Coerenza del tono di voce vs target
700 euro di macchinetta del caffè sono poi un prezzo che si rivolge esclusivamente a Boomers e Millennials (pochini, ma ci sono anche loro). E come li mettiamo tutti d’accordo? George Clooney! Già preso. Allora Brad Pitt! E vada per Brad Pitt.
Icona della perfezione (estetica – sulla recitazione siamo lontani), lo abbiamo detto: rende tutti contenti, ma con quel premium in più. Brad Pitt è una Mercedes inscalfibile nel tempo; non era infatti della casa automobilistica tedesca il posizionamento “The Best Or Nothing”? Ecco, Brad Pitt è un po’ quella cosa lì. Noiosetta, ma quella cosa lì; e funziona ancora.
Il tono di voce è facile e scarsamente riconoscibile. Se adottassimo la ‘regola del pollice’, quella in cui si copre il logo, davvero si faticherebbe a riconoscere De’ Longhi. Questo non per demerito dello spot, ma di un brand che un po’ fatica a trovare una propria voce, una sua distinctiveness nel rumore della concorrenza. Non trattandosi di un marchio native del food&beverage, ma pur sempre di un brand di elettrodomestici, sembra soffrire di uno svantaggio (dal punto di vista comunicativo) con i competitor sul segmento del caffè, che invece hanno maturato un posizionamento e un linguaggio più chiaro e riconoscibile verso il loro pubblico.
Niente che non si possa aggiustare ma, ecco, la soluzione non è certo ‘appiccicarci’ il bellone.
Qualità della realizzazione
Dicevamo: da ‘Perfect’ a ‘Good Enough’. Vale come metafora per l’italianità, ma sembra valere anche per questo spot. Uno sforzo creativo esile e una realizzazione perbene. Tutto pulito, tutto educato, tutto carino. Perfetto? Sufficiente. Come del resto il 90% della pubblicità che circola in tv. Che funziona. In maniera educata, ma funziona.

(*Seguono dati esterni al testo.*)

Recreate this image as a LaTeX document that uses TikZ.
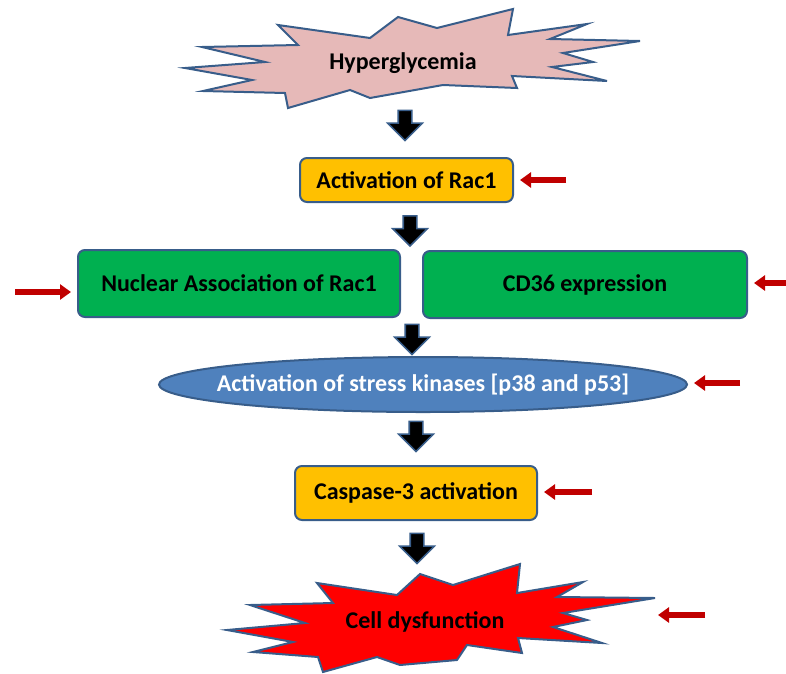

Certo è che se ingaggi una delle star hollywoodiane per antonomasia e la regia la affidi a uno dei Premi Oscar rivelazione degli ultimi anni (Taika Waititi: non uno qualsiasi, l’autore del monumentale Jojo Rabbit), allora qualcosina in più ce lo potevamo aspettare. Soprattutto perchè Waititi è riconosciuto universalmente per la sua ironia graffiante, per il suo umorismo dirompente, per il suo sguardo originale sui personaggi. Tutti elementi dei quali non si trova nemmeno traccia nello spot della Rivelia. Uno spreco a dir poco. Così come lo vediamo, “The Perfetto Instructions For Use” potrebbe essere stato realizzato da un Pupi Avati qualunque. Soltanto che con Pupi Avati Brad Pitt non ci lavora. E forse, vai a sapere, è andata proprio così: che il regista se l’è scelto la star. Ma lo script, quello sì, lo ha scelto il cliente. Peccato davvero.